## WHAT TO PRODUCE
Would you return the run of lines that starts at the one with "Convert this chart" and ends at the one with "from matplotlib.patches import Rectangle", ends included, exactly as written and without the images?

## DATA SHOWN
★ ★ ★ ★

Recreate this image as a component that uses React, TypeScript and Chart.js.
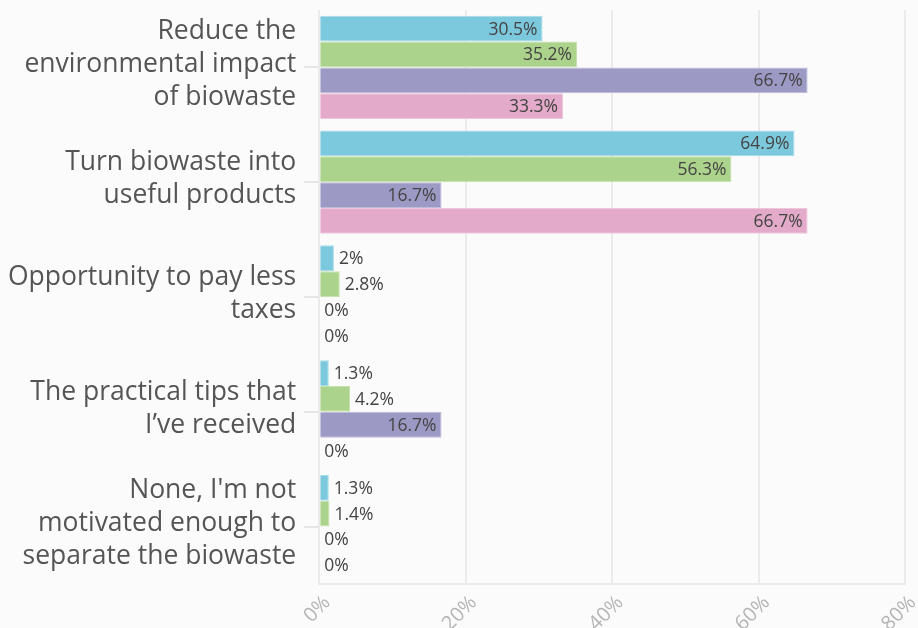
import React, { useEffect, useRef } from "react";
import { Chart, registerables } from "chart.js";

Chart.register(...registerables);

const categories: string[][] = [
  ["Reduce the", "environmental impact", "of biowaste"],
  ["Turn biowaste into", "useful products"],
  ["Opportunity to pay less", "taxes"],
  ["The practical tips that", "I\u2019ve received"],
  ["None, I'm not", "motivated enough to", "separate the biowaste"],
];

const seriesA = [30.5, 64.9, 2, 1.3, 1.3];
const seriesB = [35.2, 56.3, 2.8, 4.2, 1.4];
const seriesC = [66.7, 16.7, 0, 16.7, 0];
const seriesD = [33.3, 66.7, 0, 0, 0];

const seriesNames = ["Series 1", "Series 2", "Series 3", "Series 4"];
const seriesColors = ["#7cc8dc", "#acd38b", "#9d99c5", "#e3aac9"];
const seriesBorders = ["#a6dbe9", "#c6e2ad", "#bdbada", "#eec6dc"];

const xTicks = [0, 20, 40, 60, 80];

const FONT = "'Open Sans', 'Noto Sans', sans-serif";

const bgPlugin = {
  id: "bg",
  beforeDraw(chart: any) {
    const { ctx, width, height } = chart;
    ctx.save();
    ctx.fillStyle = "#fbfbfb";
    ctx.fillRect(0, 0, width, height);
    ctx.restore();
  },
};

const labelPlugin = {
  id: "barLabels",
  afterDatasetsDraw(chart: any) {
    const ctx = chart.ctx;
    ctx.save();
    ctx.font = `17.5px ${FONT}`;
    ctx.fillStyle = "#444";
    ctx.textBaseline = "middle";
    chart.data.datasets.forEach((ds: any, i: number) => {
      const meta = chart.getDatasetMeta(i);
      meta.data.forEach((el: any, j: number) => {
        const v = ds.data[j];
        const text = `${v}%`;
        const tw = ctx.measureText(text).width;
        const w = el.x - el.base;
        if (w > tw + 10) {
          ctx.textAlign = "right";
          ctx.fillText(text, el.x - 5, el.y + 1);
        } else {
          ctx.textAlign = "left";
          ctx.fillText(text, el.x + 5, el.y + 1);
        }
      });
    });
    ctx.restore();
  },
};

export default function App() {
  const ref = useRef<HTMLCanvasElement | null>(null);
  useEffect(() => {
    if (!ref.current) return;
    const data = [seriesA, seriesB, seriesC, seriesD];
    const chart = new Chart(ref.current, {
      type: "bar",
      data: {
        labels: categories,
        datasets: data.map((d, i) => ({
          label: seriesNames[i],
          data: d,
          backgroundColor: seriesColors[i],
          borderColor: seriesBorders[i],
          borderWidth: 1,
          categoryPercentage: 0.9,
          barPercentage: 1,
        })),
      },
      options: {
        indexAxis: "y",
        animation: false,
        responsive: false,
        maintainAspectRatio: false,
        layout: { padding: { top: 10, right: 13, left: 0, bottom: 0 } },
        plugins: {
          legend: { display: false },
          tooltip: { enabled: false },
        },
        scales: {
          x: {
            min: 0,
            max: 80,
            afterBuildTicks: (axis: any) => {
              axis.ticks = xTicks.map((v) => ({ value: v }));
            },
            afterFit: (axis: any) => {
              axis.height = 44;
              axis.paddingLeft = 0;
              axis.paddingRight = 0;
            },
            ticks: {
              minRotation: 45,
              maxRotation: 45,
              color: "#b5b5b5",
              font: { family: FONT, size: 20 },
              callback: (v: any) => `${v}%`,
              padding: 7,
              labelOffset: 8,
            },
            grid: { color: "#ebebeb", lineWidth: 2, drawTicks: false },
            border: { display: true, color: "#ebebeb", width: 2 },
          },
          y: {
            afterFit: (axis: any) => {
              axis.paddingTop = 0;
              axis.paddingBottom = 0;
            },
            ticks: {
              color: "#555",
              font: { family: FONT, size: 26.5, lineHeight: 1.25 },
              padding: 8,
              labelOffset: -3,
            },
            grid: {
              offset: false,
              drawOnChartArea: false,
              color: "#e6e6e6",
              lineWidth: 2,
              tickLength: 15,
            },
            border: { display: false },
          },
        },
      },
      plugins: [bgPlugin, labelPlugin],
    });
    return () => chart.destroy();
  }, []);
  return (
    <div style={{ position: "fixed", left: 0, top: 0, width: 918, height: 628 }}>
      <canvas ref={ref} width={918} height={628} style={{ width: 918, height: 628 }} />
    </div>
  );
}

★ ★ ★ ★

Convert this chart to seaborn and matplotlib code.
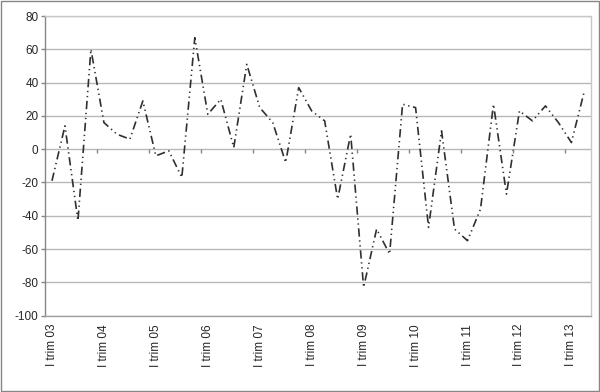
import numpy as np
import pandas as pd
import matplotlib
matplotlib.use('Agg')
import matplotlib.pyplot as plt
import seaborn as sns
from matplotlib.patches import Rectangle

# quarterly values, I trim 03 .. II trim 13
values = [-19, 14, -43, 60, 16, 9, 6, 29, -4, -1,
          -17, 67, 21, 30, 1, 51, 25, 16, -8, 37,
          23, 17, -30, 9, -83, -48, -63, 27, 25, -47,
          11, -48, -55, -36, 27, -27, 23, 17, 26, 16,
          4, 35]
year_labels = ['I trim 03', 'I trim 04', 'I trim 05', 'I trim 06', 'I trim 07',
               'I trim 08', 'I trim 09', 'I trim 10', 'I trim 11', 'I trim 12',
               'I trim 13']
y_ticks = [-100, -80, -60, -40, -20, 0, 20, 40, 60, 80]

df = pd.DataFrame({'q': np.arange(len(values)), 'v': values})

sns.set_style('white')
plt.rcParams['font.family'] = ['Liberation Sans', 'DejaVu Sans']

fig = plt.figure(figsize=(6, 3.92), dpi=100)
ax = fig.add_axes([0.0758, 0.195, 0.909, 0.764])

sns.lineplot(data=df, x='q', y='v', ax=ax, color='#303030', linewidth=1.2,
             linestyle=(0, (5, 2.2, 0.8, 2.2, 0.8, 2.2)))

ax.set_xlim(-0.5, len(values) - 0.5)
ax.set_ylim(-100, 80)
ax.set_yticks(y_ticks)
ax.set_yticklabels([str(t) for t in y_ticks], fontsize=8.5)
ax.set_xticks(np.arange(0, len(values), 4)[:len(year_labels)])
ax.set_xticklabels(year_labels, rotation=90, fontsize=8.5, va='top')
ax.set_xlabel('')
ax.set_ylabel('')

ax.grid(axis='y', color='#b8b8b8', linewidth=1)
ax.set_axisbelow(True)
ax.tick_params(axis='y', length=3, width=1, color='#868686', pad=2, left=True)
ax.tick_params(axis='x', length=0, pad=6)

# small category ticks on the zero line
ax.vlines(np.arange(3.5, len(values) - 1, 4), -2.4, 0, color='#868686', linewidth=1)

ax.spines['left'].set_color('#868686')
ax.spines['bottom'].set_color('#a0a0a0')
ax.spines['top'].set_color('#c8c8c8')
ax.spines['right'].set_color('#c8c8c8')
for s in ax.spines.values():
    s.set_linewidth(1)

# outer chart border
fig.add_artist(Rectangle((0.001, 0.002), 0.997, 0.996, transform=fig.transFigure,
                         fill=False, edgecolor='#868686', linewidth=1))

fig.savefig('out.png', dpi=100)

★ ★ ★ ★

## FINAL ANSWER
Convert this chart to seaborn and matplotlib code.
import numpy as np
import pandas as pd
import matplotlib
matplotlib.use('Agg')
import matplotlib.pyplot as plt
import seaborn as sns
from matplotlib.patches import Rectangle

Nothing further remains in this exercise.